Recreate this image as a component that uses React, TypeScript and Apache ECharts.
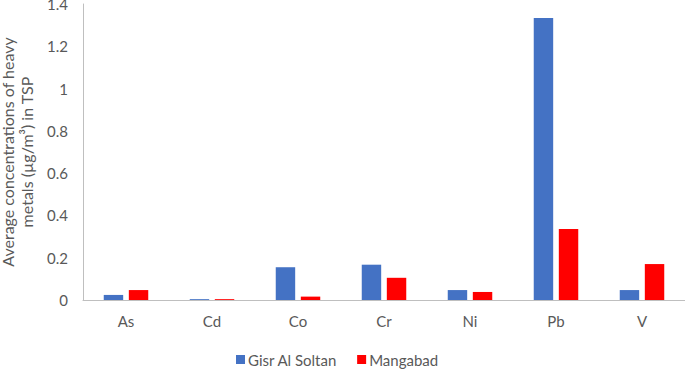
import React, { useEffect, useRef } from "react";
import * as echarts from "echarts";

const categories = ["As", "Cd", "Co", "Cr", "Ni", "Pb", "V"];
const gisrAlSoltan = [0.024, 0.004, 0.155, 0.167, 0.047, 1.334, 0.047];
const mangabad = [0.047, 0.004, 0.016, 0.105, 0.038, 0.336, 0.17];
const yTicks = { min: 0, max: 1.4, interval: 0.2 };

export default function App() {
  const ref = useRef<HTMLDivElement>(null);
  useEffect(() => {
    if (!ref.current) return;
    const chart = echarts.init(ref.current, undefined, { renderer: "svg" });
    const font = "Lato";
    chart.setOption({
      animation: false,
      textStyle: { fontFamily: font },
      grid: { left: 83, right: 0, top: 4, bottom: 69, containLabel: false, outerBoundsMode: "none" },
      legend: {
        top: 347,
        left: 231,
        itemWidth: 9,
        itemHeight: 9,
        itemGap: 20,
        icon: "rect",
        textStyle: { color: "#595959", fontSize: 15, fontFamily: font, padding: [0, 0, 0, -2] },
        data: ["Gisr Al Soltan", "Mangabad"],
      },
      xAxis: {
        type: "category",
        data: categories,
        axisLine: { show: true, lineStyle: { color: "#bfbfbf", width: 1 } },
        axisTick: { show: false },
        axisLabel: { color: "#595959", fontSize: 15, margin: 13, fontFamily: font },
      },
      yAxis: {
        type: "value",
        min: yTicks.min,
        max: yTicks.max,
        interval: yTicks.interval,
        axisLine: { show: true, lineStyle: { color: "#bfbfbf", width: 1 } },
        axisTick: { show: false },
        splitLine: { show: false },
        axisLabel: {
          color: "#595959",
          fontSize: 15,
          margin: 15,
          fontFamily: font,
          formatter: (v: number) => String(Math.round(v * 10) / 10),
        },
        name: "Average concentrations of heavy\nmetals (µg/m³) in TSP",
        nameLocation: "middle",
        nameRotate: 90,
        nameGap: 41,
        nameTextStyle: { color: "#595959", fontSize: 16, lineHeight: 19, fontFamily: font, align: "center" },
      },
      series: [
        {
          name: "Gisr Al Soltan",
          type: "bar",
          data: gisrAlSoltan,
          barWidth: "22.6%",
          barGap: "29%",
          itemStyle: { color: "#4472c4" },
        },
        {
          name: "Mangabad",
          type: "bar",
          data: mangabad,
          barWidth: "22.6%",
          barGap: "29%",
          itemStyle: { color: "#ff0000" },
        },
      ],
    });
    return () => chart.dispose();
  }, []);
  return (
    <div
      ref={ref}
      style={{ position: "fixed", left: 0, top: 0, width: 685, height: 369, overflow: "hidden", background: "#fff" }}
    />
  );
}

· · · · ·

Requirements >> Return nothing but the lines running from the start of the data to the line with "1.4, interval: 0.2", please, both ends included and no pictures.

Final result >>
Recreate this image as a component that uses React, TypeScript and Apache ECharts.
import React, { useEffect, useRef } from "react";
import * as echarts from "echarts";

const categories = ["As", "Cd", "Co", "Cr", "Ni", "Pb", "V"];
const gisrAlSoltan = [0.024, 0.004, 0.155, 0.167, 0.047, 1.334, 0.047];
const mangabad = [0.047, 0.004, 0.016, 0.105, 0.038, 0.336, 0.17];
const yTicks = { min: 0, max: 1.4, interval: 0.2 };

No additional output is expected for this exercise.